Saturday 11 March 2017

My greatest fan!

With a beautiful test cube under my belt, it was time for total hubris: Printing the duct fan. Also, one possible explanation for the stripping is that the fan blows on the hotend, cooling it down and causing back pressure. This is my first 4-hour print and it worked, until towards the top it started to underextrude, and then eventually, right at the very top, it stripped. Le sigh.

It's my greatest fan... duct.

Total strippage
The nut traps were just about perfect - I had to hammer in a couple of the nuts, but then they would fall out.

Around the nozzle, the print was into thin air, and it shows.

More amazingly, this bridge was built across nothing, and it worked. Printers are magic.

This is the crazy backup solution in case the printed one doesn't work: Cut two old ones to match up.
Somewhat bummed by the renewed stripping, I decided to try attaching this duct anyway. It was fiddly work, with very small tolerances. I had to add a washer on the inner screws due to the stripping having cut a bit off the height. Otherwise, the X belt would hit the top of the duct. But it actually fit.

Now is the time for... another cube, of course. Yes, it looks nice. The printer has not suddenly become fatally broken. More interestingly, another boat.


Benchy McBenchface, fan duct edition.

The boat came out much better this time, only one weird strip on the hull, only slight cracks on the foredeck.

Still these cracks in top surfaces, like the boxes

You can almost tell what it says
In other news, I am using half-round sticks for hanging posters, with magnets holding them together. For that purpose, I need precision-drilled holes, no more than 3mm deep, right in the center. The obvious thing to do is to design and print a guide.

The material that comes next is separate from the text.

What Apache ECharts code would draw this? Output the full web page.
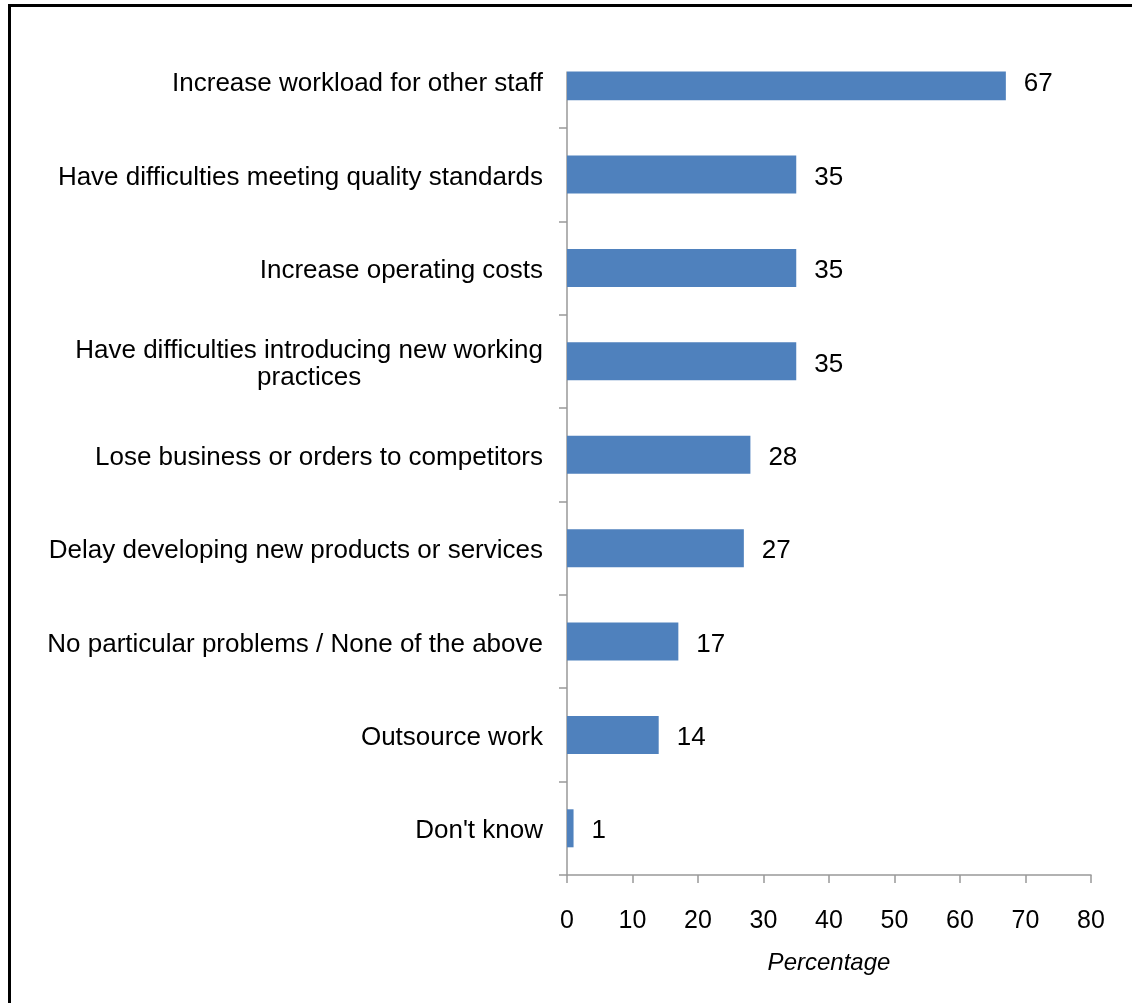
<!DOCTYPE html>
<html>
<head>
<meta charset="utf-8">
<script src="https://cdn.jsdelivr.net/npm/echarts@6/dist/echarts.min.js"></script>
<style>
  html, body { margin: 0; padding: 0; background: #ffffff; }
  #chart { width: 1132px; height: 1003px; }
</style>
</head>
<body>
<div id="chart"></div>
<script>
// Reported consequences, share of establishments (%)
const categories = [
  'Increase workload for other staff',
  'Have difficulties meeting quality standards',
  'Increase operating costs',
  'Have difficulties introducing new working\npractices',
  'Lose business or orders to competitors',
  'Delay developing new products or services',
  'No particular problems / None of the above',
  'Outsource work',
  "Don't know"
];
const values = [67, 35, 35, 35, 28, 27, 17, 14, 1];
const xTicks = { min: 0, max: 80, interval: 10 };
const xTitle = 'Percentage';

const FONT = '"Liberation Sans", Arial, sans-serif';

const chart = echarts.init(document.getElementById('chart'), null, { renderer: 'canvas' });

chart.setOption({
  animation: false,
  backgroundColor: '#ffffff',
  grid: { left: 567, right: 41, top: 34.5, bottom: 128, containLabel: false },
  xAxis: {
    type: 'value',
    min: xTicks.min,
    max: xTicks.max,
    interval: xTicks.interval,
    name: xTitle,
    nameLocation: 'middle',
    nameGap: 76,
    nameTextStyle: { fontFamily: FONT, fontSize: 24, fontStyle: 'italic', color: '#000' },
    axisLine: { show: true, lineStyle: { color: '#999999', width: 1.5 } },
    axisTick: { show: true, length: 8, lineStyle: { color: '#999999', width: 1.5 } },
    axisLabel: { fontFamily: FONT, fontSize: 25, color: '#000', margin: 34 },
    splitLine: { show: false }
  },
  yAxis: {
    type: 'category',
    inverse: true,
    data: categories,
    axisLine: { show: true, lineStyle: { color: '#999999', width: 1.5 } },
    axisTick: { show: true, length: 8, lineStyle: { color: '#999999', width: 1.5 } },
    axisLabel: {
      fontFamily: FONT,
      fontSize: 26,
      color: '#000',
      margin: 24,
      lineHeight: 27,
      padding: [6, 0, 0, 0],
      formatter: function (v) {
        return v.split('\n').map(function (s) { return '{c|' + s + '}'; }).join('\n');
      },
      rich: { c: { align: 'center', fontFamily: FONT, fontSize: 26, color: '#000', lineHeight: 27 } }
    }
  },
  series: [{
    type: 'bar',
    data: values,
    barWidth: 38,
    itemStyle: { color: '#4f81bd' },
    label: {
      show: true,
      position: 'right',
      distance: 18,
      offset: [0, 3],
      fontFamily: FONT,
      fontSize: 26,
      color: '#000'
    }
  }],
  graphic: [
    // white band trimming the top of the plot area
    { type: 'rect', z: 100, shape: { x: 555, y: 28, width: 462, height: 43.5 }, style: { fill: '#ffffff' } },
    // outer frame
    { type: 'rect', z: 100, shape: { x: 9.5, y: 5.5, width: 1200, height: 1100 }, style: { fill: 'none', stroke: '#000000', lineWidth: 3 } }
  ]
});
</script>
</body>
</html>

Took me about 2 hours to design a highly parameterized one. I'm getting used to OpenSCAD.

Since I need my laptop for other purposes, I went all the way with the Pi and just started OctoPrint, then uploaded some pieces and started printing, first the guide. Problem with this is that when you start a print from another room, you might forget details like Z calibration and hairspray. All the more reason to get the calibration automated. And of course I need to mount a webcam that can look under the duct. I have the cam, just need to design a thing it can sit on.